The pleochroic dye contained in the layer 160 of liquid crystal advantageously has a relatively high coefficient of absorption in the greater part of the visible wave-lengths, so that the cell has, in the rest condition, that is to say in the absence of an electrical field applied to the layer 160 of liquid crystal, a substantially black or slightly tinted colour according to the proportions of pleochroic molecules constituting the dye. The dye is for example that which is described in the German Patent application No. 3 028 543.
The inner surfaces, that is to say the surfaces of the plates 130 and 140 which face the layer 160 of liquid crystal, are provided with planar alignment layers capable of inducing an alignment of the molecules of nematic liquid crystal and hence of the molecules of pleochroic dye contained in the layer 160 in a single direction parallel to the plates 130 and 140. The optical axis of the polarizer 180 is parallel to this single direction. Owing to these arrangements, in the absence of an electrical field applied to the layer 160 of liquid crystal, the cell 5 of FIG. 3 has a uniformly dark black appearance.
When the user of the watch operates the device 8 with a view to obtain the display by the cell 5 of FIG. 3 of an item of data of any type whatever, for example a time-related item of data 11, the circuit 7 applies to the terminals 5b a control signal such that a potential difference is established between certain electrodes 20 and certain electrodes 21 on the plates 130 and 140. As a result the layer 160 of liquid crystal is subjected, at positions located between electrodes 20 and 21, to an electrical field which eliminates the planar alignment of the molecules of the nematic liquid crystal and of the pleochroic dye and replaces this alignment with a homeotropic alignment which has the property of allowing polarized light to pass, whether its frequency spectrum and the orientation of its plane of polarization may be. As a result, the data displayed by the cell 5 of FIG. 3 appear light on a dark background.

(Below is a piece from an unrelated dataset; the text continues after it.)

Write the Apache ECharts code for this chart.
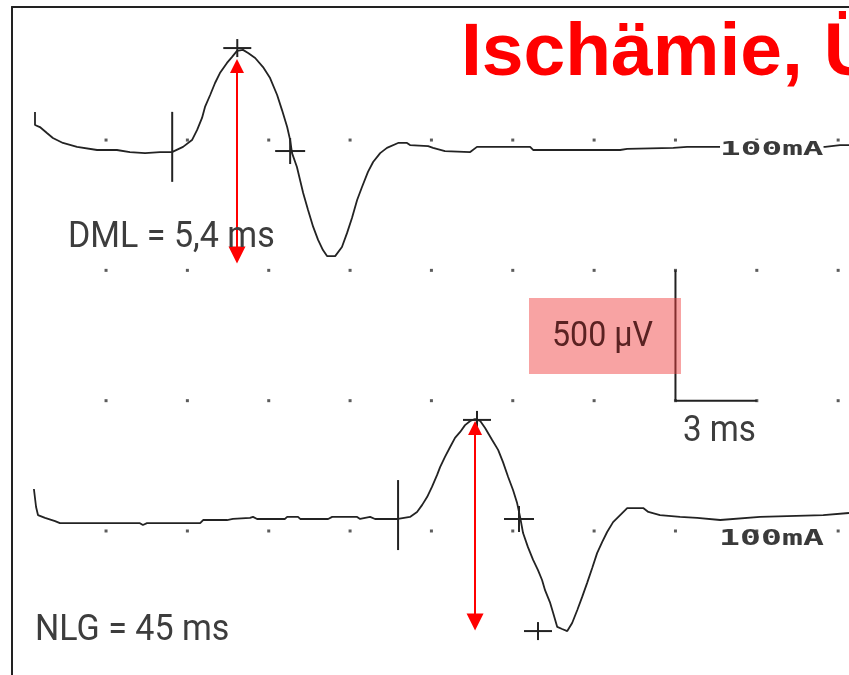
<!DOCTYPE html>
<html><head><meta charset="utf-8">
<script src="https://cdn.jsdelivr.net/npm/echarts@6/dist/echarts.min.js"></script>
<style>html,body{margin:0;padding:0;background:#fff}#c{width:849px;height:675px}</style>
</head><body><div id="c"></div>
<script>
// ---- data (time in ms, amplitude in µV relative to each trace's baseline) ----
const title = 'Ischämie, Ü';
const topTrace = [[0.38,146],[0.38,96],[0.56,88],[0.82,65],[1.04,46],[1.41,27],[1.93,12],[2.67,0],[3.40,0],[3.88,-8],[4.44,-12],[4.99,-8],[5.43,-8],[5.84,12],[6.17,38],[6.36,77],[6.54,123],[6.65,165],[6.84,211],[7.02,257],[7.20,295],[7.46,334],[7.65,357],[7.83,380],[8.05,384],[8.24,372],[8.50,353],[8.79,318],[9.05,276],[9.31,211],[9.49,153],[9.68,88],[9.79,38],[9.86,-12],[10.04,-65],[10.27,-165],[10.45,-230],[10.64,-295],[10.82,-345],[11.00,-384],[11.15,-407],[11.45,-407],[11.70,-372],[11.89,-318],[12.07,-261],[12.26,-192],[12.44,-142],[12.66,-84],[12.85,-46],[13.11,-12],[13.36,8],[13.77,27],[14.10,27],[14.21,19],[14.88,15],[15.06,8],[15.50,-4],[16.43,-8],[16.68,12],[18.64,12],[18.75,0],[21.96,0],[22.22,4],[23.92,8],[24.43,12],[29.52,12],[30.07,19],[30.40,19]];
const bottomTrace = [[0.34,119],[0.42,50],[0.49,19],[0.75,8],[1.12,-4],[1.30,-12],[4.25,-12],[4.36,-19],[4.51,-12],[6.47,-12],[6.58,0],[7.46,0],[7.68,4],[8.31,8],[8.42,12],[8.57,4],[9.60,4],[9.68,12],[10.08,12],[10.16,4],[11.19,4],[11.34,12],[12.26,12],[12.37,4],[12.74,12],[12.92,4],[13.77,4],[14.21,12],[14.47,31],[14.66,58],[14.84,88],[15.02,127],[15.21,173],[15.32,203],[15.50,242],[15.69,280],[15.87,315],[16.06,338],[16.24,364],[16.43,380],[16.61,387],[16.80,380],[16.98,353],[17.24,307],[17.46,269],[17.64,222],[17.83,165],[18.01,115],[18.16,65],[18.27,12],[18.38,-50],[18.56,-104],[18.75,-153],[18.93,-192],[19.08,-230],[19.19,-269],[19.38,-318],[19.49,-357],[19.64,-410],[19.82,-418],[20.01,-426],[20.19,-395],[20.38,-345],[20.56,-295],[20.74,-242],[20.93,-184],[21.11,-127],[21.30,-84],[21.48,-46],[21.70,-8],[21.96,19],[22.22,46],[22.81,46],[23.00,31],[23.43,19],[24.17,12],[24.80,8],[25.65,0],[27.12,12],[29.45,19],[30.40,27]];
// cursor markers: [time ms, amplitude µV, kind]
const topMarkers = [[5.44,12,'cursor'],[7.84,391,'peak'],[9.79,-4,'tee']];
const bottomMarkers = [[13.77,19,'cursor'],[16.68,384,'peak'],[18.23,4,'tee'],[18.93,-426,'peak']];
// amplitude arrows: [time ms, upper µV, lower µV]
const topArrow = [7.83, 322, -403];
const bottomArrow = [16.61, 353, -391];
// grid dots
const gridTimes = [3,6,9,12,15,18,21,24,27,30];
const gridLevels = [0,500,1000,1500];
// calibration bar
const scaleMs = 3, scaleUv = 500, scaleOrigin = [24, 500];
const labelDML = 'DML = 5,4 ms';
const labelNLG = 'NLG = 45 ms';
const labelAmp = '500 µV';
const labelTime = '3 ms';
const labelStim = '100mA';

const markerSize = {cursor:[0,35], peak:[14,9], tee:[15,13]};
const dots = [];
gridTimes.forEach(t => gridLevels.forEach(v => dots.push([t, v])));

const chart = echarts.init(document.getElementById('c'), null, {renderer:'canvas'});
const traceColor = '#232323';
function markerSeries(data, yIdx){
  return {type:'custom', xAxisIndex:0, yAxisIndex:yIdx, z:5, silent:true,
    data: data.map(d => [d[0], d[1], markerSize[d[2]][0], markerSize[d[2]][1]]),
    renderItem(params, api){
      const p = api.coord([api.value(0), api.value(1)]);
      const hw = api.value(2), hh = api.value(3);
      const st = {stroke:traceColor, lineWidth:2};
      const ch = [{type:'line', shape:{x1:p[0], y1:p[1]-hh, x2:p[0], y2:p[1]+hh}, style:st}];
      if (hw > 0) ch.push({type:'line', shape:{x1:p[0]-hw, y1:p[1], x2:p[0]+hw, y2:p[1]}, style:st});
      return {type:'group', children:ch};
    }};
}
function arrowSeries(a, yIdx){
  return {type:'lines', coordinateSystem:'cartesian2d', xAxisIndex:0, yAxisIndex:yIdx, z:6, silent:true,
    symbol:['triangle','triangle'], symbolSize:[14,17],
    lineStyle:{color:'#ff0000', width:2, opacity:1},
    data:[{coords:[[a[0], a[1]],[a[0], a[2]]]}]};
}
const txtFont = '37px Roboto';
chart.setOption({
  animation:false,
  backgroundColor:'#fff',
  grid:{left:12, top:7, right:0, bottom:0},
  xAxis:{type:'value', position:'top', min:-0.468, max:30.40,
    axisLine:{show:true, onZero:false, lineStyle:{color:'#222', width:2}},
    axisTick:{show:false}, axisLabel:{show:false}, splitLine:{show:false}},
  yAxis:[
    {type:'value', min:-552.6, max:2010.5, position:'left',
      axisLine:{show:true, onZero:false, lineStyle:{color:'#222', width:2}},
      axisTick:{show:false}, axisLabel:{show:false}, splitLine:{show:false}},
    {type:'value', min:-2013.9, max:548.5, show:false},
    {type:'value', min:-594.5, max:1967.9, show:false}
  ],
  series:[
    {type:'scatter', xAxisIndex:0, yAxisIndex:0, data:dots, symbol:'rect', symbolSize:3,
      itemStyle:{color:'#333'}, silent:true, z:1},
    {type:'line', xAxisIndex:0, yAxisIndex:0, silent:true, showSymbol:false, z:3,
      lineStyle:{color:'#222', width:2},
      data:[[scaleOrigin[0], scaleOrigin[1]+scaleUv],[scaleOrigin[0], scaleOrigin[1]],[scaleOrigin[0]+scaleMs, scaleOrigin[1]]]},
    {type:'line', xAxisIndex:0, yAxisIndex:1, data:topTrace, showSymbol:false, silent:true, z:4,
      lineStyle:{color:traceColor, width:1.8}},
    {type:'line', xAxisIndex:0, yAxisIndex:2, data:bottomTrace, showSymbol:false, silent:true, z:4,
      lineStyle:{color:traceColor, width:1.8}},
    markerSeries(topMarkers, 1),
    markerSeries(bottomMarkers, 2),
    arrowSeries(topArrow, 1),
    arrowSeries(bottomArrow, 2)
  ],
  graphic:[
    {type:'text', x:461, y:92, z:20, style:{text:title, font:'bold 75px "Liberation Sans", Arial, sans-serif', fill:'#ff0000', verticalAlign:'bottom'}},
    {type:'text', x:68, y:238, z:20, scaleX:0.92, style:{text:labelDML, font:txtFont, fill:'#3d3d3d', verticalAlign:'middle'}},
    {type:'text', x:35, y:631, z:20, scaleX:0.92, style:{text:labelNLG, font:txtFont, fill:'#3d3d3d', verticalAlign:'middle'}},
    {type:'rect', z:30, shape:{x:529, y:298, width:152, height:76}, style:{fill:'rgba(240,60,60,0.47)'}},
    {type:'text', x:552, y:337, z:31, scaleX:0.92, style:{text:labelAmp, font:'35px Roboto', fill:'#5a2222', verticalAlign:'middle'}},
    {type:'text', x:683, y:432, z:20, scaleX:0.92, style:{text:labelTime, font:'36px Roboto', fill:'#3d3d3d', verticalAlign:'middle'}},
    {type:'text', x:720, y:150, z:20, scaleX:1.72, style:{text:labelStim, font:'bold 20px "DejaVu Sans Mono"', fill:'#3a3a3a', verticalAlign:'middle', backgroundColor:'#fff'}},
    {type:'text', x:719, y:540, z:20, scaleX:1.66, style:{text:labelStim, font:'bold 21px "DejaVu Sans Mono"', fill:'#3a3a3a', verticalAlign:'middle'}}
  ]
});
</script></body></html>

In the absence of an electrical field applied to the layer 160 of liquid crystal, the composite layer, formed by the layer 160 of liquid crystal and of the polarizer 180, is uniformly opaque over the whole extent of the cell 5. When an electrical field is applied between two electrodes 20 and 21 of certain display zones, the layer does not become appreciably transparent except at the display zones, that is to say at the locations where the layer 160 of liquid crystal is subjected to an electrical field. As a result as in the case of FIG. 2, the surface that forms the dial in front of which the hands 3 and 4 move is located distinctly above the reflective surface of the reflector-diffuser 19.
The distance separating the hands 3 and 4 from the dial-forming surface is thus relatively small, which appreciably improves the aesthetic appearance of the watch.

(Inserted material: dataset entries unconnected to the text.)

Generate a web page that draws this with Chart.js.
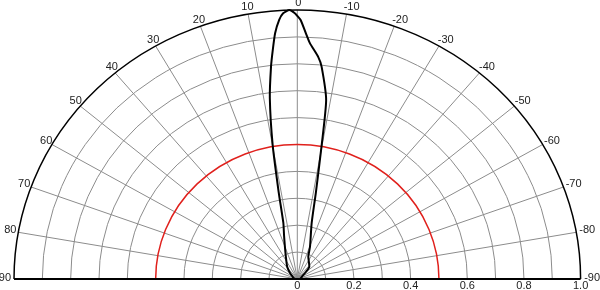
<!DOCTYPE html>
<html>
<head>
<meta charset="utf-8">
<script src="https://cdn.jsdelivr.net/npm/chart.js@4.4.1/dist/chart.umd.min.js"></script>
<style>
html, body { margin: 0; padding: 0; background: #fff; }
#wrap { width: 600px; height: 290px; }
</style>
</head>
<body>
<div id="wrap"><canvas id="polarChart"></canvas></div>
<script>
// beam pattern: angle in degrees (positive = left of 0), relative intensity
const angles = [90, 60, 49, 38, 26, 20, 16, 13.3, 11.5, 9.9, 8.2, 6.7, 5.8, 4.9, 3.8, 2.9, 1.6, 0.5, 0,
                -0.7, -1.9, -2.9, -5.1, -6.2, -8.7, -9.8, -11.5, -13.7, -20.5, -25, -43, -49, -60, -90];
const intensity = [0.01, 0.02, 0.034, 0.058, 0.092, 0.128, 0.17, 0.214, 0.33, 0.506, 0.68, 0.795, 0.856, 0.917, 0.965, 0.989, 1.0, 0.988, 0.978,
                   0.963, 0.914, 0.878, 0.829, 0.794, 0.673, 0.506, 0.33, 0.214, 0.128, 0.092, 0.062, 0.041, 0.02, 0.01];

const angleTicks = [90, 80, 70, 60, 50, 40, 30, 20, 10, 0, -10, -20, -30, -40, -50, -60, -70, -80, -90];
const radialTicks = [0, 0.2, 0.4, 0.6, 0.8, 1.0];
const rings = [0.1, 0.2, 0.3, 0.4, 0.5, 0.6, 0.7, 0.8, 0.9];
const markerRing = 0.5;

const rad = a => a * Math.PI / 180;
const beamPoints = angles.map((a, i) => ({
    x: -intensity[i] * Math.sin(rad(a)),
    y: intensity[i] * Math.cos(rad(a))
}));

const polarGrid = {
    id: 'polarGrid',
    beforeDatasetsDraw(chart) {
        const { ctx, scales: { x, y } } = chart;
        const cx = x.getPixelForValue(0), cy = y.getPixelForValue(0);
        const ring = (v) => {
            ctx.beginPath();
            ctx.ellipse(cx, cy, x.getPixelForValue(v) - cx, cy - y.getPixelForValue(v), 0, Math.PI, 2 * Math.PI);
            ctx.stroke();
        };
        ctx.save();
        ctx.strokeStyle = '#8c8c8c';
        ctx.lineWidth = 1;
        rings.forEach(v => { if (v !== markerRing) ring(v); });
        angleTicks.forEach(a => {
            if (Math.abs(a) === 90) return;
            ctx.beginPath();
            ctx.moveTo(cx, cy);
            ctx.lineTo(x.getPixelForValue(-Math.sin(rad(a))), y.getPixelForValue(Math.cos(rad(a))));
            ctx.stroke();
        });
        ctx.strokeStyle = '#e0201c'; // red half-intensity ring
        ctx.lineWidth = 1.5;
        ring(markerRing);
        ctx.strokeStyle = '#000';
        ctx.lineWidth = 1.5;
        ring(1);
        ctx.lineWidth = 2;
        ctx.beginPath();
        ctx.moveTo(x.getPixelForValue(-1), cy);
        ctx.lineTo(x.getPixelForValue(1), cy);
        ctx.stroke();
        ctx.restore();
    },
    afterDraw(chart) {
        const { ctx, scales: { x, y } } = chart;
        const cy = y.getPixelForValue(0);
        ctx.save();
        ctx.font = '11px "Liberation Sans", Arial, sans-serif';
        ctx.fillStyle = '#222';
        ctx.textBaseline = 'middle';
        angleTicks.forEach(a => {
            const t = rad(Math.abs(a));
            const ex = x.getPixelForValue(-Math.sin(rad(a)));
            const ey = y.getPixelForValue(Math.cos(rad(a)));
            const ty = ey - 1 - 6 * Math.cos(t);
            if (a > 0) {
                ctx.textAlign = 'right';
                ctx.fillText(String(a), ex + 6 * Math.cos(t) - 3 * Math.sin(t), ty);
            } else if (a < 0) {
                ctx.textAlign = 'left';
                ctx.fillText(String(a), ex - 3.5 * Math.cos(t) + 3.6 * Math.sin(t), ty);
            } else {
                ctx.textAlign = 'center';
                ctx.fillText('0', ex + 1, ty);
            }
        });
        ctx.textAlign = 'center';
        radialTicks.forEach(v => {
            ctx.fillText(v === 0 ? '0' : v.toFixed(1), x.getPixelForValue(v), cy + 7);
        });
        ctx.restore();
    }
};

new Chart(document.getElementById('polarChart'), {
    type: 'scatter',
    data: {
        datasets: [{
            data: beamPoints,
            showLine: true,
            borderColor: '#000',
            borderWidth: 2,
            pointRadius: 0,
            tension: 0.2,
            clip: false
        }]
    },
    options: {
        responsive: true,
        maintainAspectRatio: false,
        animation: false,
        layout: { padding: { left: 14, right: 19.4, top: 10, bottom: 11 } },
        plugins: { legend: { display: false }, tooltip: { enabled: false } },
        scales: {
            x: { type: 'linear', min: -1, max: 1, display: false },
            y: { type: 'linear', min: 0, max: 1, display: false }
        }
    },
    plugins: [polarGrid]
});
</script>
</body>
</html>
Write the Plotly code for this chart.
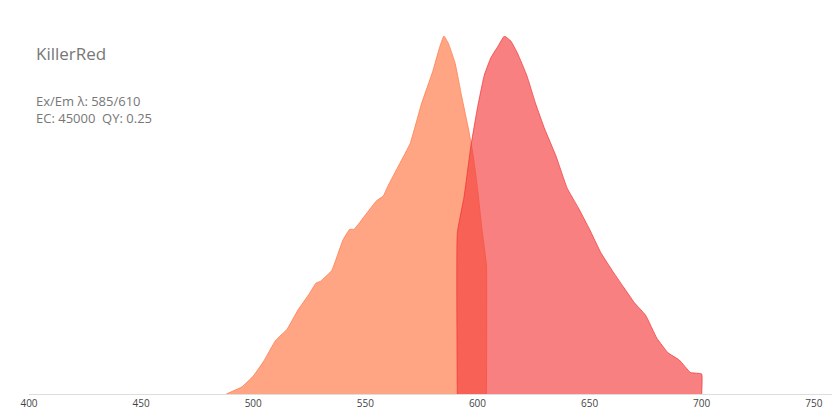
import plotly.graph_objects as go

ex_wl = [488,495,500,505,510,515,520,525,528,530,535,540,543,545,550,555,558,560,565,570,575,580,583,585,587,590,593,596,598,600,602,604,604]
ex_val = [0,0.02,0.05,0.095,0.15,0.18,0.235,0.28,0.31,0.315,0.345,0.43,0.46,0.46,0.50,0.54,0.553,0.58,0.64,0.70,0.81,0.90,0.966,1.0,0.98,0.925,0.83,0.74,0.67,0.575,0.46,0.36,0]
em_wl = [591,591,594,597,600,603,606,609,612,615,618,622,626,630,635,640,645,650,655,660,665,670,675,680,685,690,695,700,700]
em_val = [0,0.45,0.55,0.69,0.80,0.89,0.94,0.97,1.0,0.985,0.95,0.89,0.81,0.74,0.665,0.575,0.52,0.46,0.395,0.346,0.30,0.255,0.22,0.156,0.115,0.095,0.06,0.056,0]
ticks = [400,450,500,550,600,650,700,750]

fig = go.Figure()
fig.add_trace(go.Scatter(x=ex_wl, y=ex_val, mode="lines", fill="tozeroy",
    line=dict(color="rgba(255,127,80,0.8)", width=1, shape="spline", smoothing=0.3),
    fillcolor="rgba(255,127,80,0.7)", hoverinfo="skip"))
fig.add_trace(go.Scatter(x=em_wl, y=em_val, mode="lines", fill="tozeroy",
    line=dict(color="rgba(240,50,50,0.7)", width=1, shape="spline", smoothing=0.3),
    fillcolor="rgba(245,60,60,0.65)", hoverinfo="skip"))
fig.update_layout(
    width=840, height=420, showlegend=False, plot_bgcolor="white", paper_bgcolor="white",
    margin=dict(l=12, r=14, t=28, b=34),
    xaxis=dict(range=[400, 759], tickvals=ticks, showgrid=False, zeroline=False,
               showline=True, linecolor="#ddd", ticks="", tickfont=dict(size=10, color="#444", family="Open Sans")),
    yaxis=dict(range=[0, 1.0], visible=False),
    font=dict(family="Open Sans"),
    annotations=[
        dict(text="KillerRed", x=17, y=36, xref="paper", yref="paper", showarrow=False),
    ],
)
fig.layout.annotations = []
fig.add_annotation(text="KillerRed", xref="paper", yref="paper", x=0.006, y=0.99, xanchor="left", yanchor="top",
    showarrow=False, font=dict(size=17, color="#777"))
fig.add_annotation(text="Ex/Em λ: 585/610<br>EC: 45000  QY: 0.25", xref="paper", yref="paper", x=0.006, y=0.85,
    xanchor="left", yanchor="top", align="left", showarrow=False, font=dict(size=13, color="#777"))
fig.write_html("out.html")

The spacer 150 is advantageously made of a bonding material using a resin and containing a pigmentation agent having substantially the same colour as the pleochroic dye contained in the layer 160 of liquid crystal. Thus, the spacer 150 is an integral part of the surface which forms the dial. The resin may be an epoxy resin, a polyester, a phenolic resin, an acrylic resin, a polyurethane or a derivative of those constituents.
In order not to impair the mechanical characteristics of the spacer, it is desirable to have the lowest density pigmentation agent. Due to the higher absorptivity of inorganic pigments it is possible to have an appearance similar to that obtained by pleochroic molecules, for a lower density. The density of the pigmentation agent which makes it possible to obtain a suitable coloration of the material the spacer of which is composed, is distinctly lower than that of a dye having the same effect.
When the dye is black, the employed pigmentation agent may be: carbon black, lamp black, a metal oxide, etc, mixed or not with pleochroic molecules.
As a variant of the solution previously described, the polarizer 180 may be located in front of the front plate 130 and not behind the rear plate 140 as shown in FIG. 3.
According to another embodiment, the cell 5 may be of the type which is described in U.S. Pat. No. 3,833,287. The layer 160 of liquid crystal contains, in addition, a chiralic constituent which induces a helical structure, the pitch of which is such that all the components of the light are absorbed.
Under the effect of an electrical field applied in particular zones of the layer 160 of liquid crystal, the molecules of this layer become locally oriented perpendicularly to the plates in such a manner that the light is no longer absorbed by the pleochroic molecules, which render these zones transparent. In this case, the polarizer 180 becomes unnecessary and may therefore be eliminated.
There have thus been described three embodiments of the invention which enable a dark dial to be obtained which, while providing the user with a certain number of data complementary to the time, produces a remarkable aesthetic effect, because it appears very close to the hands.
It must be clearly stated that the effect obtained is better as the amount of light reflected by the elements between the layer of liquid crystal and the hands is large in relation to the amount of light which traverses the composite layer after having been reflected by the reflector-diffuser, and this for the entire width of the spectrum. This indicates a judicious choice of the absorption characteristics of the reflector-diffuser, of the polarizers and/or of the pleochroic molecules.
Thus if one wishes to display information in grey on a black background, one selects polarizers and/or pleochroic molecules which are absorbent within the whole width of the visible spectrum and a white reflector-diffuser. If one wishes to obtain a display cell the data of which are coloured on a black background, one selects polarizers and/or pleochroic molecules which are absorbent within the whole width of the visible spectrum, and a coloured reflector-diffuser. If one wishes to obtain a display cell, the dark background of which is slightly tinted and the data of which are coloured, one selects polarisers and/or pleochroic molecules which are absorbent within the whole width of the spectrum, except for certain wave-lengths, and a coloured reflector-diffuser.
The attainment of a tinted background is limited by the fact that the amount of light which traverses the composite layer after having been reflected by the reflector-diffuser is increased. This limitation can be removed by means of the partly reflective layer 23 which may be carried by the front plate of the cell. This layer increases the amount of light reflected by the elements between the layer of liquid crystal and the hands, which also enables an increase in the amount of light that traverses the composite layer after having been reflected by the reflector-diffuser, without at the same time losing the desired effect.
While it is thus possible to tint the base in a more pronounced manner, it must nevertheless be pointed out that an exaggeration in this sense leads to a reduction in the contrast of the display.